Ways Men Get Sexually Harassed in the Workplace

In addition to “the slap heard around the world,” the 2022 Academy Awards broadcast featured a female host performing a cringy routine that involved frisking four male actors. Unwanted touching violates Academy standards of behavior, and since the awards are an industry event that actors are expected to attend, it may violate sex discrimination laws. The routine was an example of how men can be harassed. Learn three ways men get sexually harassed in the workplace.

Men are starting to speak up about unacceptable behavior in the workplace perpetrated by both male and female coworkers and supervisors. Harassment toward men in the workplace often takes the form of offensive sexual jokes, retaliation, and unwanted touching.

Offensive Sexual Jokes

Men are conditioned to think that jokes about sexual orientation, sexual practices, the dimensions of body parts, or sexual experiences are on par for the course in the workplace, and may not realize that not only is this behavior way out of line, but it may also rise to the level of sexual harassment. When explicit jokes or conversations are targeted persistently at one person or a group of individuals, the victims are subjected to a hostile work environment that makes it difficult or impossible to perform their jobs. That’s illegal harassment, and it happens to men more often than you think.
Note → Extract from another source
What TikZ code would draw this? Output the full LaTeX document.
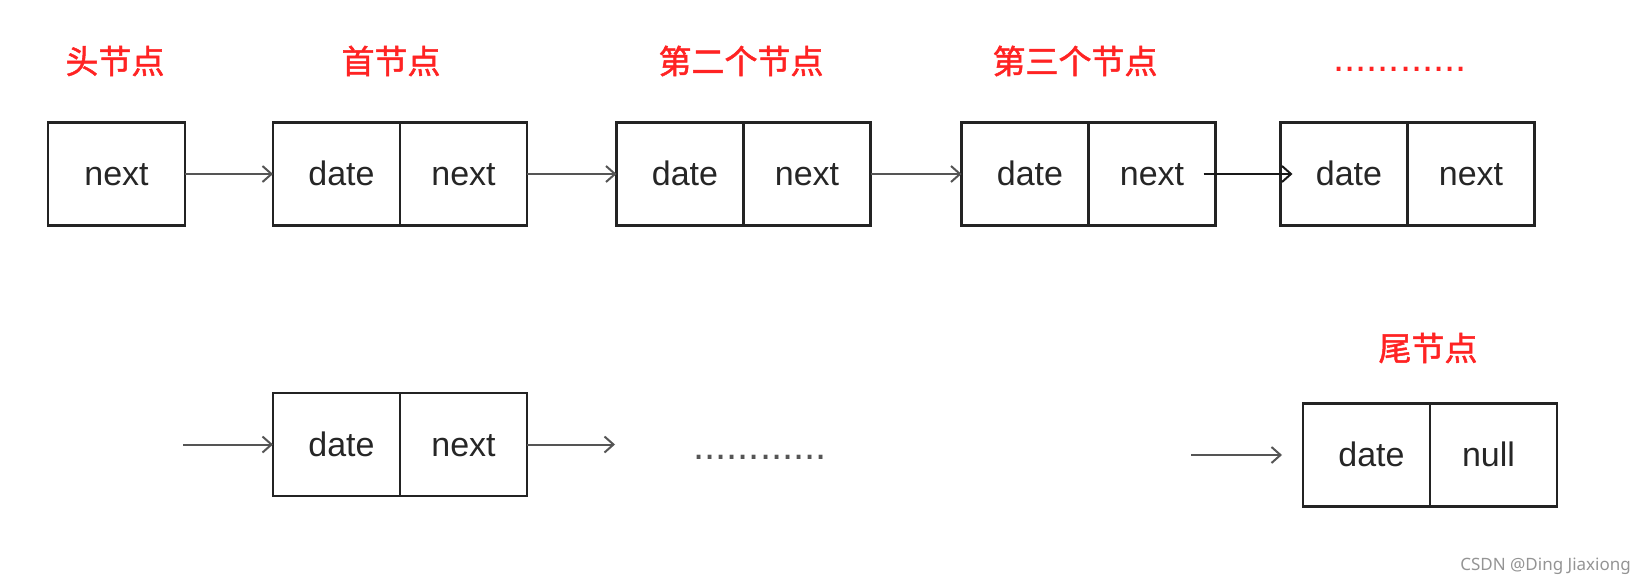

A demotion or termination of employment for refusing sexual advances, objecting to sexualized jokes, or complaining about the display of pornographic images could constitute unlawful retaliation. Men who have experienced retaliatory actions in the workplace for defending themselves from or complaining about sexual harassment may have a legal claim for sex discrimination and should seek the advice of an experienced sexual harassment lawyer.

Unwanted Touching

Men have reported a stunning array of shocking incidents of unwanted touching, from crotch-grabbing and butt-slapping to lap-sitting and forcible kissing. Like female victims, many of the men who report these incidents work in hospitality or entertainment, but also in public safety (lifeguards) and health care (nursing).

Regardless of who is on the giving or receiving end of this type of attention, consent is always key. If non-consensual sexual attention is happening to you or someone else at work, it's harassment. Getting comfortable speaking out about it among men– especially when it happens to men– helps make the workplace safer for everyone. 

The myth that men can’t be victims of sexual harassment is just that: a myth. Above are just three ways men get sexually harassed in the workplace. Where harassment happens, men are starting to speak up, consult lawyers, and file discrimination claims.